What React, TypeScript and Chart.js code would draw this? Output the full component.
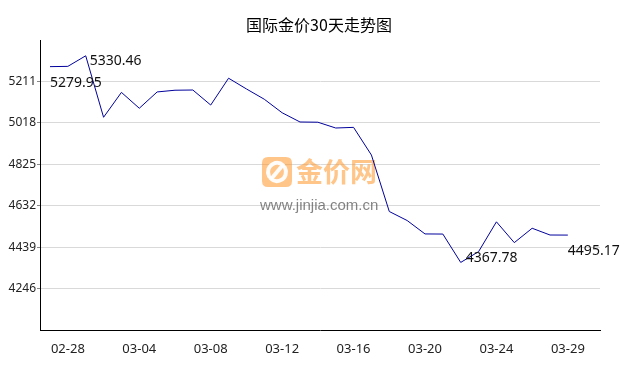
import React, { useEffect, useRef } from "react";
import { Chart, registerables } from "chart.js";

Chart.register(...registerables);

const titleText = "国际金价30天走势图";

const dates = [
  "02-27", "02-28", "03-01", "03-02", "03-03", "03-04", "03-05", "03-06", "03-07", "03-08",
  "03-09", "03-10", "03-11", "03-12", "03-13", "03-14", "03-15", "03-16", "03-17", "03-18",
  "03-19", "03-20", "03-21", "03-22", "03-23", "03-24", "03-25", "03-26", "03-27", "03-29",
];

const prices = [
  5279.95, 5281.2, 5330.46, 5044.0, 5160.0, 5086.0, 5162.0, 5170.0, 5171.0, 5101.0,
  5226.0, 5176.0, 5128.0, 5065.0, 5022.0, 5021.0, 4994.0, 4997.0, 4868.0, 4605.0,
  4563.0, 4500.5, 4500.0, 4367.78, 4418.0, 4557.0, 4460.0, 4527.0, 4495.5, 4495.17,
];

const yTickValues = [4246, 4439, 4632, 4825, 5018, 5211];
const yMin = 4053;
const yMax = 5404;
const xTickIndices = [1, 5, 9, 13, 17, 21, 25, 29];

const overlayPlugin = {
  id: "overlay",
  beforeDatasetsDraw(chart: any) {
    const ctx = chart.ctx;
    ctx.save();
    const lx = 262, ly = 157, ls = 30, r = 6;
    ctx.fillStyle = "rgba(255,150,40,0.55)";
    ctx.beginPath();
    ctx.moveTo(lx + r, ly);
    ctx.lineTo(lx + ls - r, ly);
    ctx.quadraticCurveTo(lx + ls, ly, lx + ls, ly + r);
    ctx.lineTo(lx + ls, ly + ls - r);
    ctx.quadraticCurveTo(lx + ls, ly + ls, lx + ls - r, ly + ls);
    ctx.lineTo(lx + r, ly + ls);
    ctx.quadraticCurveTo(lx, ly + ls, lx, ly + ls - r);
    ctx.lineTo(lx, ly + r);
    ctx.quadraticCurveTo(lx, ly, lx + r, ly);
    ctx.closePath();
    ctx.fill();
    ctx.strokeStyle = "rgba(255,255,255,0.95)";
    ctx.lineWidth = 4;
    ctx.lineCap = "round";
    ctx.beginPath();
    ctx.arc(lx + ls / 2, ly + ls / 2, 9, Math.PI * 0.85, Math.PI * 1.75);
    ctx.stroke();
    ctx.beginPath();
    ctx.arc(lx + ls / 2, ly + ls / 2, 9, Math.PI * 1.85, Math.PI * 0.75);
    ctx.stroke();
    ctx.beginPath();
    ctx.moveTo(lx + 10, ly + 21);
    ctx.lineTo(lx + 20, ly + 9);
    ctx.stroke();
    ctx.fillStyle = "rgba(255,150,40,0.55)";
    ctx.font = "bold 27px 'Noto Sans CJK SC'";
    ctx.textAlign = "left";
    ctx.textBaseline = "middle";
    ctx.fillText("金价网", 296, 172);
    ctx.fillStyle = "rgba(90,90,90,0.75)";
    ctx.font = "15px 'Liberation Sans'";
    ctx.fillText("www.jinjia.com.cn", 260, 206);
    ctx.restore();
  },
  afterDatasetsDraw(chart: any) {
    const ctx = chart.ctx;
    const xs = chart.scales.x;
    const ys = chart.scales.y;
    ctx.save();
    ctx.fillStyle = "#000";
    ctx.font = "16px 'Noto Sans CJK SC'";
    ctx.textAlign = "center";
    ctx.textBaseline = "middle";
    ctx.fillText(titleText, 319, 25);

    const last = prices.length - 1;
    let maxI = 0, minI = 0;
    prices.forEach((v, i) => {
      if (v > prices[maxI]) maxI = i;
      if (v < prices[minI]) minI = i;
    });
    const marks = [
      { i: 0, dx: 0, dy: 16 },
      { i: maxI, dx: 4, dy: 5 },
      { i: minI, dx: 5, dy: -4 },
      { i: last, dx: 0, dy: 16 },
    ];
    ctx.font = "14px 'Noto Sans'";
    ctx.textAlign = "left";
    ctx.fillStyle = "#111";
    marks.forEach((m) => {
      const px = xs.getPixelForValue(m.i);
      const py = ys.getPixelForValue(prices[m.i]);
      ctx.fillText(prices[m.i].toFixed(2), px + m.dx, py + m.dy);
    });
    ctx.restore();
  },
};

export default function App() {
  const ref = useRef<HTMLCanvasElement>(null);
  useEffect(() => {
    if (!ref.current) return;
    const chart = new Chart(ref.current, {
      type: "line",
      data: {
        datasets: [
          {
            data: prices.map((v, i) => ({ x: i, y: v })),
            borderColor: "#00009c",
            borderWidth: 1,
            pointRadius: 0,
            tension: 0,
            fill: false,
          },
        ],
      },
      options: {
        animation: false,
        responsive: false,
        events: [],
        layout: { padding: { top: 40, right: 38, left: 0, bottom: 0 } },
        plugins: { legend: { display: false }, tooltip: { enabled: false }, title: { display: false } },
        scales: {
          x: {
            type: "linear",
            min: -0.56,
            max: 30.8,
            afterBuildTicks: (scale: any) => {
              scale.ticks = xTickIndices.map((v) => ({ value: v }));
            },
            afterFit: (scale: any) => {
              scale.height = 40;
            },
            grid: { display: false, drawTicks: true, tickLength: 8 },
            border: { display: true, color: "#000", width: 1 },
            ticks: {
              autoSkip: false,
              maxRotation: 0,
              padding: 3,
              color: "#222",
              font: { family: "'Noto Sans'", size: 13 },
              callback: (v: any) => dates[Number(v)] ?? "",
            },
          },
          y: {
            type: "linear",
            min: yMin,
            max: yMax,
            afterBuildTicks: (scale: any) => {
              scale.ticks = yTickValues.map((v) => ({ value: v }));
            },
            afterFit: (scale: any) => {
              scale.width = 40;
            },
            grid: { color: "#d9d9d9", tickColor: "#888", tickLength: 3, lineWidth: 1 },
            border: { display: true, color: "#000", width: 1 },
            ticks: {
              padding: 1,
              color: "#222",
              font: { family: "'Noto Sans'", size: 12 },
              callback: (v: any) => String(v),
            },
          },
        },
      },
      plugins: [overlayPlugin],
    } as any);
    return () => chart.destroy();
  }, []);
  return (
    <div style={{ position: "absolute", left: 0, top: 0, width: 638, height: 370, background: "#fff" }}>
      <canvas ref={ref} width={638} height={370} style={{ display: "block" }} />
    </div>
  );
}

#####

### EXERCISE INSTRUCTIONS
Copy out each line that contains the word "React".

### TASK RESPONSE
What React, TypeScript and Chart.js code would draw this? Output the full component.
import React, { useEffect, useRef } from "react";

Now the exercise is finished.